SKILL-RAG: Self-Knowledge Induced Learning and Filtering for Retrieval-Augmented Generation
This addresses a key challenge in RAG for knowledge-intensive tasks, offering an incremental improvement in filtering irrelevant content.
The paper tackles the problem of irrelevant retrieved content causing hallucinations in Retrieval-Augmented Generation (RAG) by proposing SKILL-RAG, a method that uses the model's self-knowledge to filter documents, resulting in improved generation quality and reduced input documents.
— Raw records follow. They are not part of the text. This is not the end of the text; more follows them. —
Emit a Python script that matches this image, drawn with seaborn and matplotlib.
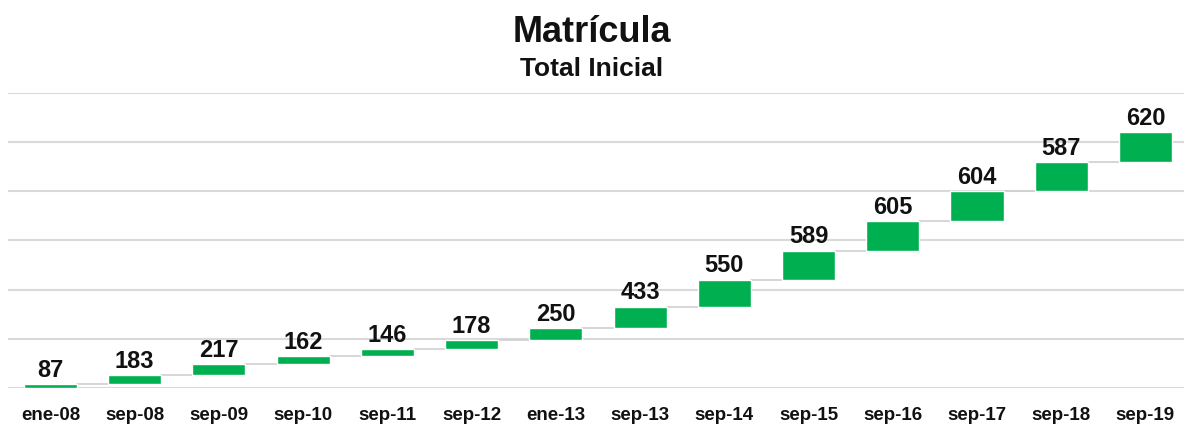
import numpy as np
import pandas as pd
import matplotlib
matplotlib.use("Agg")
import matplotlib.pyplot as plt
import seaborn as sns

periods = ['ene-08', 'sep-08', 'sep-09', 'sep-10', 'sep-11', 'sep-12', 'ene-13',
           'sep-13', 'sep-14', 'sep-15', 'sep-16', 'sep-17', 'sep-18', 'sep-19']
values = [87, 183, 217, 162, 146, 178, 250, 433, 550, 589, 605, 604, 587, 620]

df = pd.DataFrame({'periodo': periods, 'valor': values})
df['base'] = df['valor'].cumsum() - df['valor']
df['top'] = df['base'] + df['valor']

sns.set_style("white")
plt.rcParams['font.family'] = ['Liberation Sans', 'DejaVu Sans']

fig = plt.figure(figsize=(11.84, 4.27), dpi=100)
ax = fig.add_axes([0.007, 0.089, 0.996, 0.691])

sns.barplot(data=df, x='periodo', y='valor', color='#00B050', saturation=1,
            width=0.63, ax=ax, zorder=3)

# mover cada barra a su base acumulada (cascada)
for p, b in zip(ax.patches, df['base']):
    p.set_y(b)

w = 0.63
for i in range(len(df) - 1):
    ax.plot([i + w / 2, i + 1 - w / 2], [df['top'][i], df['top'][i]],
            color='#d0d0d0', lw=1.2, zorder=2)

for i, row in df.iterrows():
    ax.text(i, row['top'] + 65, str(row['valor']), ha='center', va='bottom',
            fontsize=17, fontweight='bold', color='#111111')

ax.set_ylim(0, 6000)
ax.set_xlim(-0.5, len(df) - 0.5)
ax.set_yticks(np.arange(0, 6001, 1000))
ax.set_yticklabels([])
ax.yaxis.grid(True, color='#d9d9d9', lw=1.5)
ax.set_axisbelow(True)
ax.tick_params(axis='both', length=0)
ax.tick_params(axis='x', pad=13)
for lbl in ax.get_xticklabels():
    lbl.set_fontsize(13.5)
    lbl.set_fontweight('bold')
    lbl.set_color('#111111')
ax.set(xlabel='', ylabel='')
sns.despine(ax=ax, left=True, bottom=True)

fig.text(0.5, 0.924, 'Matrícula', ha='center', va='center', fontsize=26,
         fontweight='bold', color='#111111')
fig.text(0.5, 0.838, 'Total Inicial', ha='center', va='center', fontsize=19,
         fontweight='bold', color='#111111')

fig.savefig('out.png', dpi=100)
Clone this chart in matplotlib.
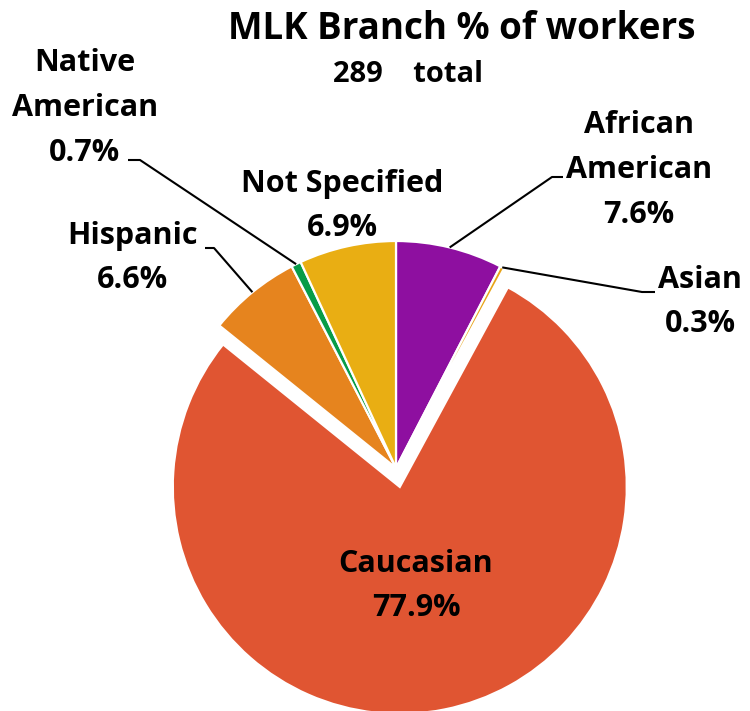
import numpy as np
import matplotlib.pyplot as plt

plt.rcParams['font.family'] = ['Open Sans', 'DejaVu Sans']
plt.rcParams['font.weight'] = 'bold'

categories = ['African\nAmerican', 'Asian', 'Caucasian', 'Hispanic', 'Native\nAmerican', 'Not Specified']
shares = [7.6, 0.3, 77.9, 6.6, 0.7, 6.9]
colors = ['#8E0FA0', '#E8A317', '#E05532', '#E6841E', '#079C48', '#E9AE13']
explode_frac = [0, 0, 0.085, 0, 0, 0]
title = 'MLK Branch % of workers'
subtitle = '289    total'

W, H = 750, 711
fig = plt.figure(figsize=(W / 100, H / 100), dpi=100)
ax = fig.add_axes([0, 0, 1, 1])

# pie centre / radius in pixel units (y measured from bottom)
cx, cy, r = 396, H - 468, 227

wedges, _ = ax.pie(shares, colors=colors, startangle=90, counterclock=False,
                   explode=[e * r for e in explode_frac], center=(cx, cy), radius=r,
                   wedgeprops=dict(edgecolor='white', linewidth=1.6))
ax.set_xlim(0, W)
ax.set_ylim(0, H)
ax.set_aspect('equal')
ax.axis('off')

def y(p):
    return H - p

fs = 22
# label positions (pixel coords) and elbow points of leader lines
label_pos = {
    0: (639, 170),
    1: (700, 302),
    2: (416, 586),
    3: (132, 258),
    4: (85, 108),
    5: (342, 206),
}
elbows = {
    0: [(563, 177), (552, 177)],
    1: [(655, 292), (642, 292)],
    3: [(205, 248), (214, 248)],
    4: [(128, 160), (140, 160)],
}

for i, (cat, val) in enumerate(zip(categories, shares)):
    lx, ly = label_pos[i]
    ax.text(lx, y(ly), f'{cat}\n{val:.1f}%', ha='center', va='center',
            fontsize=fs, fontweight='bold', linespacing=1.65, color='black')
    if i in elbows:
        w = wedges[i]
        mid = np.deg2rad((w.theta1 + w.theta2) / 2)
        ax_ = w.center[0] + w.r * np.cos(mid)
        ay_ = w.center[1] + w.r * np.sin(mid)
        pts = [(px, y(py)) for px, py in elbows[i]] + [(ax_, ay_)]
        xs, ys = zip(*pts)
        ax.plot(xs, ys, color='black', lw=1.5, solid_capstyle='butt')

ax.text(462, y(29), title, ha='center', va='center', fontsize=26.5, fontweight='bold')
ax.text(408, y(75), subtitle, ha='center', va='center', fontsize=21, fontweight='bold')

fig.savefig('out.png', dpi=100)
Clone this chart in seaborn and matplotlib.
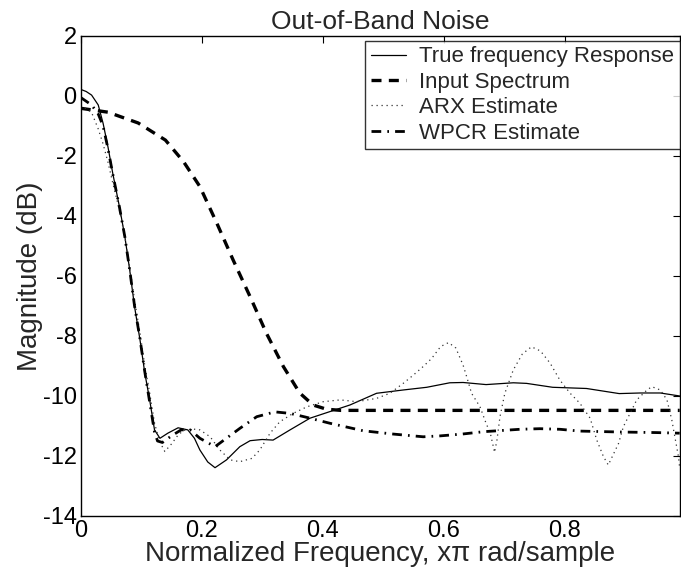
import numpy as np
import pandas as pd
import matplotlib
matplotlib.use("Agg")
import matplotlib.pyplot as plt
import seaborn as sns

# ---- data ----
true_x = [0, 0.009, 0.018, 0.029, 0.037, 0.045, 0.053, 0.064, 0.073, 0.081, 0.089, 0.098, 0.106,
          0.114, 0.122, 0.131, 0.144, 0.161, 0.177, 0.188, 0.197, 0.210, 0.222, 0.241, 0.263,
          0.28, 0.30, 0.318, 0.346, 0.379, 0.412, 0.445, 0.489, 0.533, 0.572, 0.61, 0.632,
          0.67, 0.715, 0.737, 0.78, 0.836, 0.89, 0.925, 0.958, 0.99]
true_y = [0.22, 0.15, 0.03, -0.3, -0.91, -1.69, -2.58, -3.69, -4.69, -5.8, -7.02, -8.13, -9.24,
          -10.13, -11.13, -11.41, -11.24, -11.06, -11.13, -11.41, -11.8, -12.2, -12.39, -12.13,
          -11.69, -11.49, -11.45, -11.47, -11.13, -10.74, -10.52, -10.3, -9.91, -9.8, -9.71,
          -9.56, -9.55, -9.62, -9.56, -9.58, -9.71, -9.75, -9.92, -9.9, -9.9, -10.0]

input_x = [0, 0.045, 0.095, 0.14, 0.17, 0.197, 0.225, 0.252, 0.28, 0.307, 0.335, 0.362,
           0.384, 0.406, 0.43, 0.5, 0.6, 0.7, 0.8, 0.9, 0.99]
input_y = [-0.41, -0.54, -0.9, -1.47, -2.19, -3.02, -4.24, -5.47, -6.69, -7.91, -9.02, -9.9,
           -10.3, -10.44, -10.48, -10.48, -10.48, -10.48, -10.48, -10.48, -10.48]

arx_x = [0, 0.018, 0.029, 0.037, 0.045, 0.053, 0.064, 0.073, 0.081, 0.089, 0.098, 0.106, 0.114,
         0.122, 0.13, 0.139, 0.15, 0.161, 0.17, 0.185, 0.197, 0.214, 0.23, 0.247, 0.263, 0.283,
         0.296, 0.313, 0.329, 0.351, 0.374, 0.401, 0.429, 0.456, 0.489, 0.511, 0.533, 0.55,
         0.566, 0.58, 0.595, 0.608, 0.62, 0.632, 0.638, 0.646, 0.66, 0.67, 0.677, 0.682, 0.684,
         0.688, 0.693, 0.701, 0.71, 0.715, 0.73, 0.745, 0.76, 0.776, 0.792, 0.809, 0.825, 0.842,
         0.853, 0.864, 0.872, 0.889, 0.897, 0.908, 0.919, 0.936, 0.944, 0.958, 0.969, 0.977,
         0.982, 0.988, 0.99]
arx_y = [-0.3, -0.55, -1.1, -1.6, -2.2, -2.9, -3.8, -4.7, -5.7, -6.8, -7.9, -9.0, -9.9,
         -10.9, -11.5, -11.85, -11.6, -11.3, -11.15, -11.1, -11.13, -11.36, -11.8, -12.13, -12.19,
         -12.08, -11.8, -11.24, -10.86, -10.58, -10.36, -10.19, -10.13, -10.19, -10.08, -9.91,
         -9.58, -9.3, -9.02, -8.75, -8.35, -8.22, -8.4, -8.97, -9.36, -9.91, -10.36, -10.91,
         -11.24, -11.69, -11.88, -11.47, -10.69, -9.91, -9.41, -9.13, -8.6, -8.36, -8.5, -8.91,
         -9.47, -9.91, -10.24, -10.74, -11.47, -12.02, -12.3, -11.58, -11.02, -10.58, -10.13,
         -9.8, -9.69, -9.8, -10.13, -10.8, -11.36, -12.02, -12.4]

wpcr_x = [0, 0.018, 0.029, 0.037, 0.045, 0.053, 0.064, 0.073, 0.081, 0.089, 0.098, 0.106, 0.114,
          0.122, 0.127, 0.135, 0.15, 0.166, 0.181, 0.197, 0.222, 0.263, 0.291, 0.321, 0.346,
          0.373, 0.412, 0.467, 0.517, 0.566, 0.594, 0.63, 0.666, 0.726, 0.759, 0.792, 0.825,
          0.89, 0.952, 0.99]
wpcr_y = [-0.05, -0.3, -0.6, -1.0, -1.75, -2.6, -3.7, -4.7, -5.8, -7.0, -8.1, -9.2, -10.2,
          -11.2, -11.5, -11.55, -11.33, -11.13, -11.13, -11.41, -11.69, -11.08, -10.69, -10.53,
          -10.58, -10.71, -10.91, -11.16, -11.27, -11.36, -11.33, -11.27, -11.19, -11.11, -11.09,
          -11.11, -11.17, -11.2, -11.22, -11.24]

labels = ["True frequency Response", "Input Spectrum", "ARX Estimate", "WPCR Estimate"]
yticks = [-14, -12, -10, -8, -6, -4, -2, 0, 2]
xticks = [0, 0.2, 0.4, 0.6, 0.8]
xticklabels = ["0", "0.2", "0.4", "0.6", "0.8"]

# ---- plotting ----
sns.set_style("white")
plt.rcParams["font.family"] = ["Liberation Sans", "DejaVu Sans"]
plt.rcParams["axes.unicode_minus"] = False

fig = plt.figure(figsize=(6.81, 5.73), dpi=100)
ax = fig.add_axes([0.1185, 0.0995, 0.880, 0.8377])

styles = [
    dict(color="black", linewidth=0.9, linestyle="-"),
    dict(color="black", linewidth=2.4, linestyle=(0, (3.0, 2.2))),
    dict(color="#333333", linewidth=0.9, linestyle=(0, (1, 3))),
    dict(color="black", linewidth=2.0, linestyle=(0, (3.5, 2.2, 0.6, 2.2))),
]
series = [(true_x, true_y), (input_x, input_y), (arx_x, arx_y), (wpcr_x, wpcr_y)]
for (xs, ys), lab, st in zip(series, labels, styles):
    df = pd.DataFrame({"x": xs, "y": ys})
    sns.lineplot(data=df, x="x", y="y", ax=ax, sort=False, estimator=None,
                 label=lab, **st)

ax.set_xlim(0, 0.9905)
ax.set_ylim(-14, 2)
ax.set_xticks(xticks)
ax.set_xticklabels(xticklabels)
ax.set_yticks(yticks)
ax.tick_params(direction="in", length=5, width=0.8, labelsize=17, top=True, right=True,
               colors="black", pad=3)
for sp in ax.spines.values():
    sp.set_color("black")
    sp.set_linewidth(1.0)

ax.set_title("Out-of-Band Noise", fontsize=19, pad=5)
ax.set_xlabel("Normalized Frequency, x\u03c0 rad/sample", fontsize=20, labelpad=-1)
ax.set_ylabel("Magnitude (dB)", fontsize=20, labelpad=0)

leg = ax.legend(loc="upper right", bbox_to_anchor=(1.0, 0.99), borderaxespad=0,
                fontsize=16, frameon=True, fancybox=False, handlelength=1.6,
                handletextpad=0.6, labelspacing=0.2, borderpad=0.25)
leg.get_frame().set_edgecolor("black")
leg.get_frame().set_linewidth(1.0)

fig.savefig("out.png", dpi=100)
Retrieval-Augmented Generation (RAG) has significantly improved the performance of large language models (LLMs) on knowledge-intensive tasks in recent years. However, since retrieval systems may return irrelevant content, incorporating such information into the model often leads to hallucinations. Thus, identifying and filtering out unhelpful retrieved content is a key challenge for improving RAG performance.To better integrate the internal knowledge of the model with external knowledge from retrieval, it is essential to understand what the model "knows" and "does not know" (which is also called "self-knowledge"). Based on this insight, we propose SKILL-RAG (Self-Knowledge Induced Learning and Filtering for RAG), a novel method that leverages the model's self-knowledge to determine which retrieved documents are beneficial for answering a given query. We design a reinforcement learning-based training framework to explicitly elicit self-knowledge from the model and employs sentence-level granularity to filter out irrelevant content while preserving useful knowledge.We evaluate SKILL-RAG using Llama2-7B and Qwen3-8B on several question answering benchmarks. Experimental results demonstrate that SKILL-RAG not only improves generation quality but also significantly reduces the number of input documents, validating the importance of self-knowledge in guiding the selection of high-quality retrievals.